The logistics of multi-day kayaking on the Fu involve sealing everything. The Valdivian rainforest gets roughly three meters of precipitation annually. Rain gear is assumed. Dry bags for sleeping kit, electronics, and food are mandatory. A boat that swims — which happens even to excellent paddlers on Grade V water — will be in the river for some time before recovery. Anything in your cockpit that isn’t in a dry bag is wet.

Gear

**Boat:** A high-volume creekboat (Jackson Karma, Pyranha Ripper, Dagger Nomad) is the appropriate choice for the Fu’s big-water rapids and the need to carry expedition gear. Playboats are too low-volume for the river’s hydraulics and too small for gear. Some advanced paddlers run the more technical sections in shorter creek boats (Pyranha Machno, Liquidlogic Remix XP) and transfer food/gear to support rafts — viable if you’re on a guided trip with raft support.

**Paddle:** Carbon shaft with aggressive blade angle — Werner Shuna, Aquabound Eagle Ray, or Galasport Orca in the 197-200cm range. A breakdown paddle as backup is worth carrying on multi-day expeditions.

**Dry Gear:** Full drysuit for anything technical.

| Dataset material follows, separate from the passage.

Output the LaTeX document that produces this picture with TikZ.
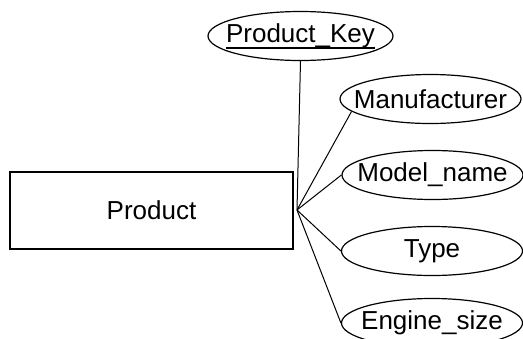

Kokatat GMER Tour or NRS Pivot for full immersion protection. On warm sunny days with continuous supervision, a thick farmer john plus dry top (NRS Endurance, Kokatat Meridian) is acceptable — but know that if you swim in Inferno Canyon at 9°C, a semi-dry setup will leave you cold and working before rescue is possible.

**Throw Bag:** Minimum 20-meter bag (NRS Pro Rescue 70, Immersion Research Zippy 70). On a technical river with canyon walls, bank-based rescue by a paddling partner requires a throw bag and a paddler who knows how to use it. Practice throwing before you arrive.

**Rescue Kit:** Tow tether, knife accessible to your dominant hand, Z-drag hardware in your outfitting kit if self-supporting. Full Swift Water Rescue training is recommended for anyone on a self-supported expedition.

**Helmet:** Full-face helmet is not required but significantly recommended for the boulder-strewn rapids. Shred Ready Standard, Sweet Protection Rocker — coverage matters.

Where to Go

**Futaleufú, Los Lagos Region, Chile** — The gateway town of Futaleufú (population ~1,500) is the base of operations. Access from the north involves a flight to Chaitén and a 2-3 hour road transfer on Carretera Austral. From Argentina, the border crossing at Paso Futaleufú provides an alternative approach from Esquel or Trevelin.

**Bio Bio Expeditions** — Long-established guided kayaking and rafting operator on the Fu. Multi-day guided kayak trips including safety kayakers and camp support.

**Earth River Expeditions** — Another well-respected operation with extensive Fu experience. Multi-day programs include kayak instruction for intermediate paddlers.

Where to Stay

**Luxury — Expediciones Chile Lodge, Futaleufú:** A boutique lodge operating near the river with high-quality accommodation, exceptional meals, and organized expedition support. The in-house guides have decades of collective Fu experience. This is the appropriate choice for paddlers who want the full river experience with first-class camp and lodge logistics.

**Budget — Camping Río Grande, Futaleufú town:** Basic riverside camping with facilities, frequented by independent kayak expeditions and raft groups. A social hub during the December-March season. The town’s hostales and residential accommodations run 20,000-30,000 Chilean pesos per night — inexpensive and functional.